実際足を踏み入れてみますと確かに素晴らしく、505本の桜づくしによってあたり一面が淡いピンクの空間になり、そこに閉じ込められたようで気分も朗らかになっていくのを感じずにはいられませんでした。ただ惜しむらくは、505本の桜の木の殆どは、まだまだ若い樹木であることから、辺りはいわゆる植林したてのほやほやといった感じがつきまとい、天を仰げば青空が見えてしまうといった状態で、決して千鳥が淵の桜のように、天空を桜で覆うが如し、といったところがないところでしょうか。いずれにせよ5・6年先は楽しみなスポットではあります。



当日は、新進気鋭の「ソメイヨシノ桜の観光大使」の女性が花を添えてくれました。これは、豊島区観光協会が、豊島区を全国に発信するための起爆剤のひとつとして、豊島区発祥のソメイヨシノ桜をヒントに、過日行われた「ミス桜コンテスト」で優勝した女性を観光大使として任命したものです(任期は1年)。
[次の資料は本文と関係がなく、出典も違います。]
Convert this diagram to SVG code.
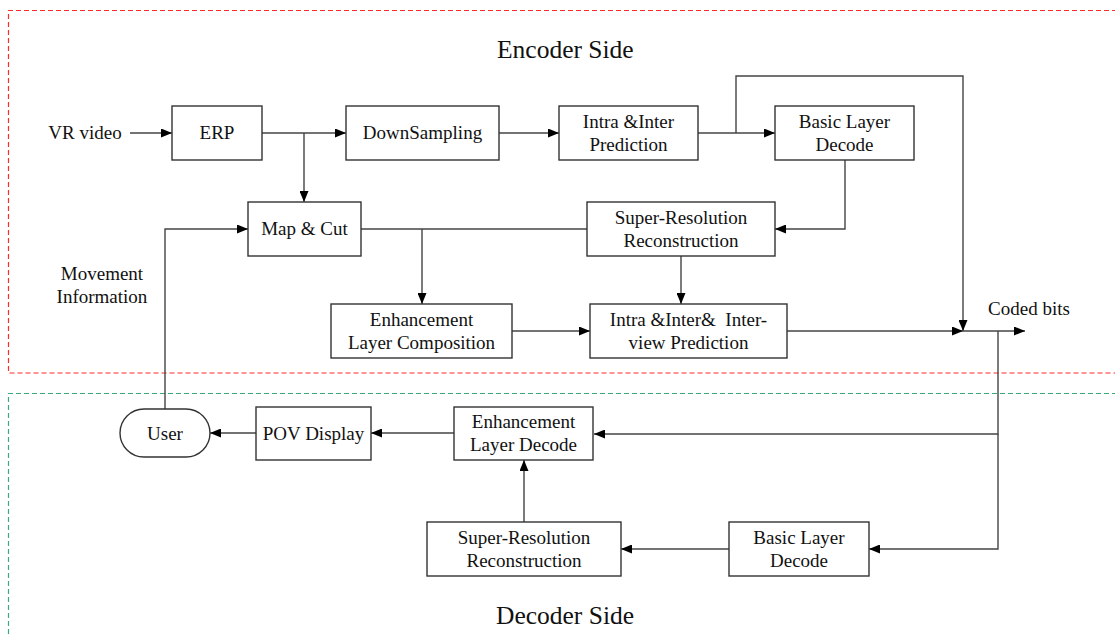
<svg xmlns="http://www.w3.org/2000/svg" width="1115" height="635" viewBox="0 0 1115 635">
<defs>
<marker id="ah" markerWidth="11" markerHeight="9" refX="11" refY="4.5" orient="auto" markerUnits="userSpaceOnUse">
<path d="M0,0 L11,4.5 L0,9 Z" fill="#000"/>
</marker>
<style>
.box{fill:#fff;stroke:#333;stroke-width:1.4}
.t{font-family:"Liberation Serif","Times New Roman",serif;font-size:19px;fill:#111;text-anchor:middle}
.title{font-family:"Liberation Serif","Times New Roman",serif;font-size:25.5px;fill:#111}
.c{fill:none;stroke:#444;stroke-width:1.4}
.ca{fill:none;stroke:#444;stroke-width:1.4;marker-end:url(#ah)}
</style>
</defs>
<rect width="1115" height="635" fill="#fff"/>
<g id="regions">
<path d="M1125,10.5 H8.5 V373 H1125" fill="none" stroke="#ff2a2a" stroke-width="1.2" stroke-dasharray="5,3"/>
<path d="M1125,393.5 H8.5 V640" fill="none" stroke="#3aaa7a" stroke-width="1.2" stroke-dasharray="5,3"/>
</g>
<g id="titles">
<text class="title" x="497" y="58">Encoder Side</text>
<text class="title" x="496" y="624">Decoder Side</text>
</g>
<g id="connectors">
<path class="ca" d="M130,133 H172"/>
<path class="ca" d="M262,133 H346"/>
<path class="ca" d="M304,133 V202"/>
<path class="ca" d="M499,133 H559"/>
<path class="ca" d="M698,133 H775"/>
<path class="ca" d="M736,133 V76 H963 V331"/>
<path class="ca" d="M845,160 V229 H775"/>
<path class="c" d="M361,229 H587"/>
<path class="ca" d="M422,229 V304"/>
<path class="ca" d="M681,256 V304"/>
<path class="ca" d="M512,331 H590"/>
<path class="ca" d="M787,331 H963"/>
<path class="ca" d="M963,331 H1025"/>
<path class="ca" d="M998,331 V434 H594"/>
<path class="ca" d="M998,434 V549 H869"/>
<path class="ca" d="M165,409 V229 H248"/>
<path class="ca" d="M454,433 H371"/>
<path class="ca" d="M256,433 H210"/>
<path class="ca" d="M524,522 V460"/>
<path class="ca" d="M729,549 H621"/>
</g>
<g id="labels">
<text class="t" x="85" y="139">VR video</text>
<text class="t" x="102" y="280">Movement</text>
<text class="t" x="102" y="303">Information</text>
<text class="t" x="1029" y="315">Coded bits</text>
</g>
<g id="erp"><rect class="box" x="172" y="106" width="90" height="54"/><text class="t" x="217" y="139">ERP</text></g>
<g id="downsampling"><rect class="box" x="346" y="106" width="153" height="54"/><text class="t" x="422.5" y="139">DownSampling</text></g>
<g id="intra-inter"><rect class="box" x="559" y="106" width="139" height="54"/><text class="t" x="628.5" y="128">Intra &amp;Inter</text><text class="t" x="628.5" y="151">Prediction</text></g>
<g id="basic-enc"><rect class="box" x="775" y="106" width="139" height="54"/><text class="t" x="844.5" y="128">Basic Layer</text><text class="t" x="844.5" y="151">Decode</text></g>
<g id="map-cut"><rect class="box" x="248" y="202" width="113" height="54"/><text class="t" x="304.5" y="235">Map &amp; Cut</text></g>
<g id="sr-enc"><rect class="box" x="587" y="202" width="188" height="54"/><text class="t" x="681" y="224">Super-Resolution</text><text class="t" x="681" y="247">Reconstruction</text></g>
<g id="elc"><rect class="box" x="331" y="304" width="181" height="54"/><text class="t" x="421.5" y="326">Enhancement</text><text class="t" x="421.5" y="349">Layer Composition</text></g>
<g id="iiv"><rect class="box" x="590" y="304" width="197" height="54"/><text class="t" x="688.5" y="326" xml:space="preserve">Intra &amp;Inter&amp;  Inter-</text><text class="t" x="688.5" y="349">view Prediction</text></g>
<g id="user"><rect class="box" x="120" y="409" width="90" height="48" rx="24" ry="24"/><text class="t" x="165" y="440">User</text></g>
<g id="pov"><rect class="box" x="256" y="407" width="115" height="53"/><text class="t" x="313.5" y="440">POV Display</text></g>
<g id="eld"><rect class="box" x="454" y="407" width="139" height="53"/><text class="t" x="523.5" y="428">Enhancement</text><text class="t" x="523.5" y="451">Layer Decode</text></g>
<g id="sr-dec"><rect class="box" x="427" y="522" width="194" height="54"/><text class="t" x="524" y="544">Super-Resolution</text><text class="t" x="524" y="567">Reconstruction</text></g>
<g id="basic-dec"><rect class="box" x="729" y="522" width="140" height="54"/><text class="t" x="799" y="544">Basic Layer</text><text class="t" x="799" y="567">Decode</text></g>
</svg>
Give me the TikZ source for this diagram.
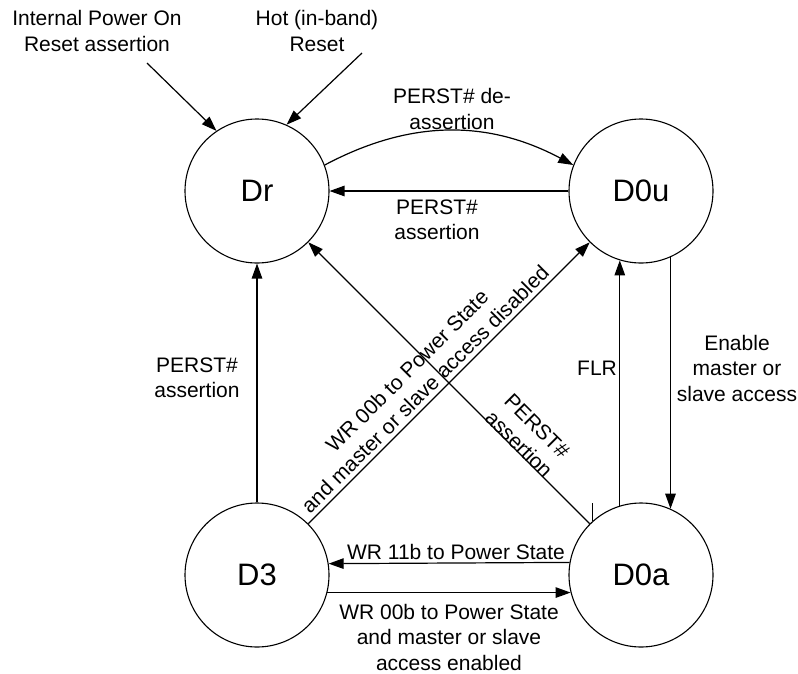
\documentclass[tikz,border=0pt]{standalone}
\usepackage{fontspec}
\setmainfont{Liberation Sans}
\usetikzlibrary{arrows.meta}
\begin{document}
\begin{tikzpicture}[x=1pt,y=-1pt,
  state/.style={circle,draw,line width=1.1pt,minimum size=144pt,inner sep=0pt,font=\fontsize{31}{36}\selectfont},
  lbl/.style={align=center,font=\fontsize{21}{25.5}\selectfont,inner sep=0pt},
  arr/.style={line width=1.2pt,-{Triangle[length=15pt,width=10.5pt]}},
  ln/.style={line width=1.1pt}]
\useasboundingbox (0,0) rectangle (798,673);
% states
\node[state] (dr)  at (257,191) {Dr};
\node[state] (d0u) at (641,191) {D0u};
\node[state] (d3)  at (257,575) {D3};
\node[state] (d0a) at (641,575) {D0a};
% reset inputs
\coordinate (ipo) at (147,63);
\coordinate (hot) at (362,53);
\node[lbl] (tipo) at (97,31) {Internal Power On\\Reset assertion};
\node[lbl] (thot) at (317,31) {Hot (in-band)\\Reset};
\draw[arr] (ipo) -- (dr.124);
\draw[arr] (hot) -- (dr.66);
% Dr <-> D0u
\draw[arr] (dr.21) to[out=28,in=152] (d0u.159);
\node[lbl] (tdeas) at (452,109) {PERST\# de-\\assertion};
\draw[arr] (d0u.west) -- (dr.east);
\node[lbl] (tas1) at (437,220) {PERST\#\\assertion};
% D3 -> Dr
\draw[arr] (d3) -- (dr);
\node[lbl] (tas2) at (197,378) {PERST\#\\assertion};
% diagonals
\draw[arr] (d3) -- (d0u);
\node[lbl,rotate=45] (tdis) at (416,380) {WR 00b to Power State\\and master or slave access disabled};
\draw[arr] (d0a) -- (dr);
\node[lbl,rotate=-45] (tas3) at (528,435) {PERST\#\\assertion};
% D0a <-> D0u
\draw[arr] (d0a.107) -- (d0u.253);
\node[lbl] (tflr) at (597,368) {FLR};
\draw[arr] (d0u.-66) -- (d0a.66);
\node[lbl] (ten) at (737,368) {Enable\\master or\\slave access};
% D0a <-> D3
\draw[arr] (d0a.170.4) -- (d3.9.6);
\node[lbl] (t11) at (456,552) {WR 11b to Power State};
\draw[arr] (d3.-14.5) -- (d0a.194.5);
\node[lbl] (t00) at (449,637) {WR 00b to Power State\\and master or slave\\access enabled};
% small tick
\coordinate (tk1) at (592,503);
\coordinate (tk2) at (592,521);
\draw[line width=0.8pt] (tk1) -- (tk2);
\end{tikzpicture}
\end{document}
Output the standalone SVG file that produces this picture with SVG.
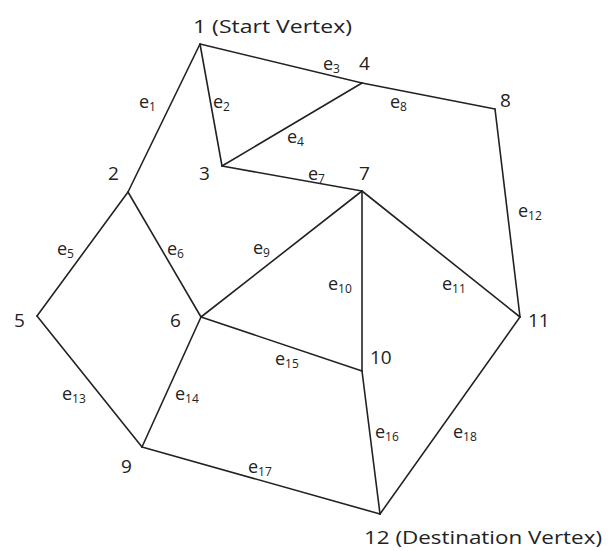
<svg xmlns="http://www.w3.org/2000/svg" width="611" height="551" viewBox="0 0 611 551">
<style>
text{font-family:"Open Sans","Noto Sans","Liberation Sans",sans-serif;fill:#222}
.n{font-size:19px}
.e{font-size:18px}
.s{font-size:12px}
line{stroke:#222;stroke-width:1.6;stroke-linecap:round}
</style>
<rect width="611" height="551" fill="#fff"/>
<g id="connectors">
<line x1="200" y1="44" x2="128" y2="192"/>
<line x1="200" y1="44" x2="222" y2="166"/>
<line x1="200" y1="44" x2="362" y2="83"/>
<line x1="222" y1="166" x2="362" y2="83"/>
<line x1="128" y1="192" x2="37" y2="316"/>
<line x1="128" y1="192" x2="201" y2="317"/>
<line x1="222" y1="166" x2="362" y2="191"/>
<line x1="362" y1="83" x2="495" y2="109"/>
<line x1="201" y1="317" x2="362" y2="191"/>
<line x1="362" y1="191" x2="362" y2="371"/>
<line x1="362" y1="191" x2="520" y2="317"/>
<line x1="495" y1="109" x2="520" y2="317"/>
<line x1="37" y1="316" x2="142" y2="447"/>
<line x1="201" y1="317" x2="142" y2="447"/>
<line x1="201" y1="317" x2="362" y2="371"/>
<line x1="362" y1="371" x2="380" y2="514"/>
<line x1="142" y1="447" x2="380" y2="514"/>
<line x1="520" y1="317" x2="380" y2="514"/>
<text class="e" x="139" y="108">e<tspan class="s" dy="3">1</tspan></text>
<text class="e" x="213" y="108">e<tspan class="s" dy="3">2</tspan></text>
<text class="e" x="323" y="70">e<tspan class="s" dy="3">3</tspan></text>
<text class="e" x="287" y="143">e<tspan class="s" dy="3">4</tspan></text>
<text class="e" x="57" y="255">e<tspan class="s" dy="3">5</tspan></text>
<text class="e" x="167" y="255">e<tspan class="s" dy="3">6</tspan></text>
<text class="e" x="308" y="180">e<tspan class="s" dy="3">7</tspan></text>
<text class="e" x="390" y="108">e<tspan class="s" dy="3">8</tspan></text>
<text class="e" x="253" y="254">e<tspan class="s" dy="3">9</tspan></text>
<text class="e" x="328" y="290">e<tspan class="s" dy="3">10</tspan></text>
<text class="e" x="442" y="290">e<tspan class="s" dy="3">11</tspan></text>
<text class="e" x="518" y="217">e<tspan class="s" dy="3">12</tspan></text>
<text class="e" x="62" y="400">e<tspan class="s" dy="3">13</tspan></text>
<text class="e" x="175" y="400">e<tspan class="s" dy="3">14</tspan></text>
<text class="e" x="275" y="365">e<tspan class="s" dy="3">15</tspan></text>
<text class="e" x="375" y="438">e<tspan class="s" dy="3">16</tspan></text>
<text class="e" x="248" y="473">e<tspan class="s" dy="3">17</tspan></text>
<text class="e" x="453" y="438">e<tspan class="s" dy="3">18</tspan></text>
</g>
<g id="v1"><text class="n" x="193" y="33" textLength="159" lengthAdjust="spacingAndGlyphs">1 (Start Vertex)</text></g>
<g id="v2"><text class="n" x="108" y="180">2</text></g>
<g id="v3"><text class="n" x="199" y="180">3</text></g>
<g id="v4"><text class="n" x="359" y="70">4</text></g>
<g id="v5"><text class="n" x="14" y="327">5</text></g>
<g id="v6"><text class="n" x="170" y="327">6</text></g>
<g id="v7"><text class="n" x="359" y="180">7</text></g>
<g id="v8"><text class="n" x="500" y="107">8</text></g>
<g id="v9"><text class="n" x="121" y="473">9</text></g>
<g id="v10"><text class="n" x="370" y="364">10</text></g>
<g id="v11"><text class="n" x="528" y="327">11</text></g>
<g id="v12"><text class="n" x="364" y="544" textLength="238" lengthAdjust="spacingAndGlyphs">12 (Destination Vertex)</text></g>
</svg>
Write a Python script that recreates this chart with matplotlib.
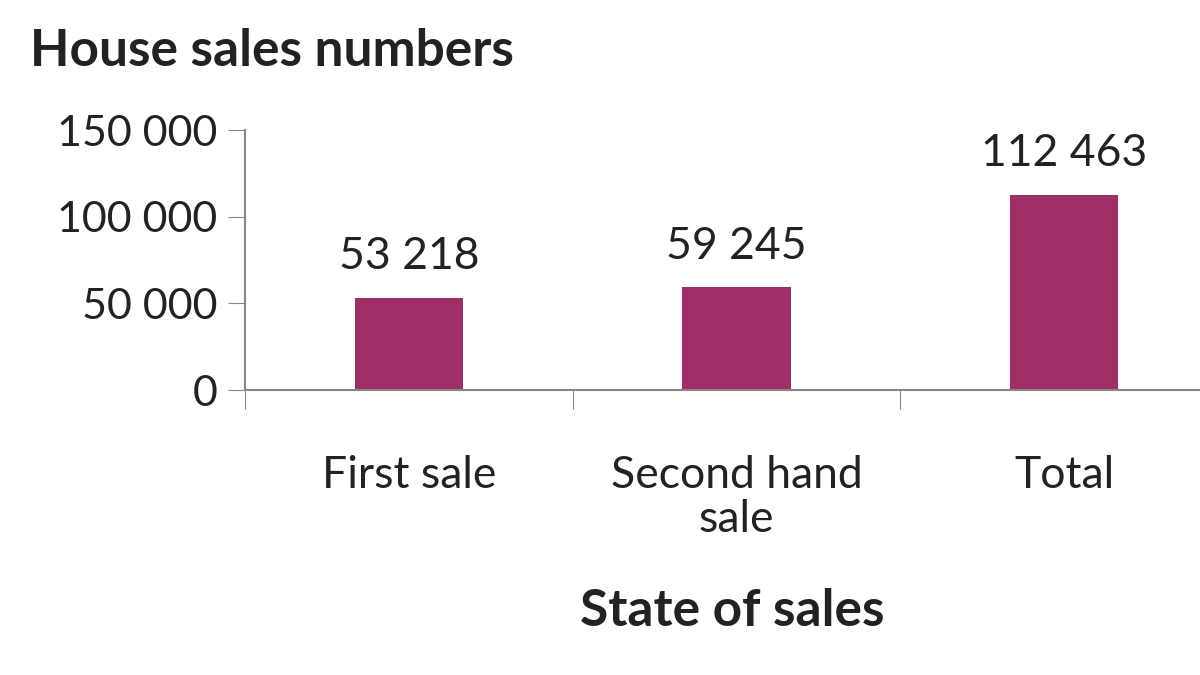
import matplotlib
matplotlib.use("Agg")
import matplotlib.pyplot as plt

categories = ["First sale", "Second hand\nsale", "Total"]
values = [53218, 59245, 112463]
yticks = [0, 50000, 100000, 150000]

def fmt(v):
    return f"{v:,}".replace(",", " ")

plt.rcParams['font.family'] = ['Lato', 'DejaVu Sans']
fig = plt.figure(figsize=(12, 6.75), dpi=100)
ax = fig.add_axes([245/1200, (675-390)/675, (1228-245)/1200, (390-130)/675])
x = range(len(categories))
ax.bar(x, values, width=0.33, color="#9E2F68")
for xi, v in zip(x, values):
    ax.text(xi, v + 12000, fmt(v), ha="center", va="bottom", fontsize=32, color="#222")
ax.set_xlim(-0.5, 2.5)
ax.set_ylim(0, 150000)
ax.set_yticks(yticks)
ax.set_yticklabels([fmt(t) for t in yticks], fontsize=31, color="#222")
ax.set_xticks([-0.5, 0.5, 1.5, 2.5])
ax.set_xticklabels([])
ax.tick_params(axis="x", length=14, color="#888", direction="out")
ax.tick_params(axis="y", length=12, color="#888", direction="out", pad=8)
for i, c in enumerate(categories):
    ax.text(i, -0.25, c, transform=ax.get_xaxis_transform(), ha="center", va="top",
            fontsize=32, color="#222", linespacing=1.1)
for s in ["top", "right"]:
    ax.spines[s].set_visible(False)
ax.spines["left"].set_color("#888")
ax.spines["bottom"].set_color("#888")
ax.spines["left"].set_linewidth(1.5)
ax.spines["bottom"].set_linewidth(1.5)
fig.text(30/1200, 1-52/675, "House sales numbers", fontsize=37, fontweight="bold", va="center", color="#222")
fig.text(732/1200, 1-612/675, "State of sales", fontsize=37, fontweight="bold", ha="center", va="center", color="#222")
fig.savefig("out.png", dpi=100)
桜の観光大使の女性も、まだ任命されて日が浅いからか、しぐさの一つ一つに若干のぎこちなさがありましたが、それが返って評判を呼び、当日は記念撮影のラッシュが続いたようでした(さくら大使さんには、ソメイヨシノ桜を起点にして、豊島区を全国的に有名にして欲しいものです)。



さらに、当日のお花見に利用したバス11台のうち4台が、「天ぷら油の廃油で走る観光バス」でして、これはまだ日本には4台しかなく、いかにして燃料として使用する、使い終わった天ぷら油を回収するか、についてまだまだ課題があるものの、幾ら走っても大気汚染の原因となる硫黄酸化物はゼロで、しかも黒鉛は軽油の半分以下といったエコもの、じゃなくて、優れもの。


国内旅行は勿論のこと、各国世界への観光ツアーはこういったエコの観点から再度組み立てられていくことが大事と感じました。それがまた愛する祖国を守る為に散華していった英霊の皆さんの気持ちにも合い通じていくと思います。


今年も靖国の「神雷桜」は美しかったと聞いております。そこでは確実に凛とした英霊達の出会いが在ったことでしょう。合掌。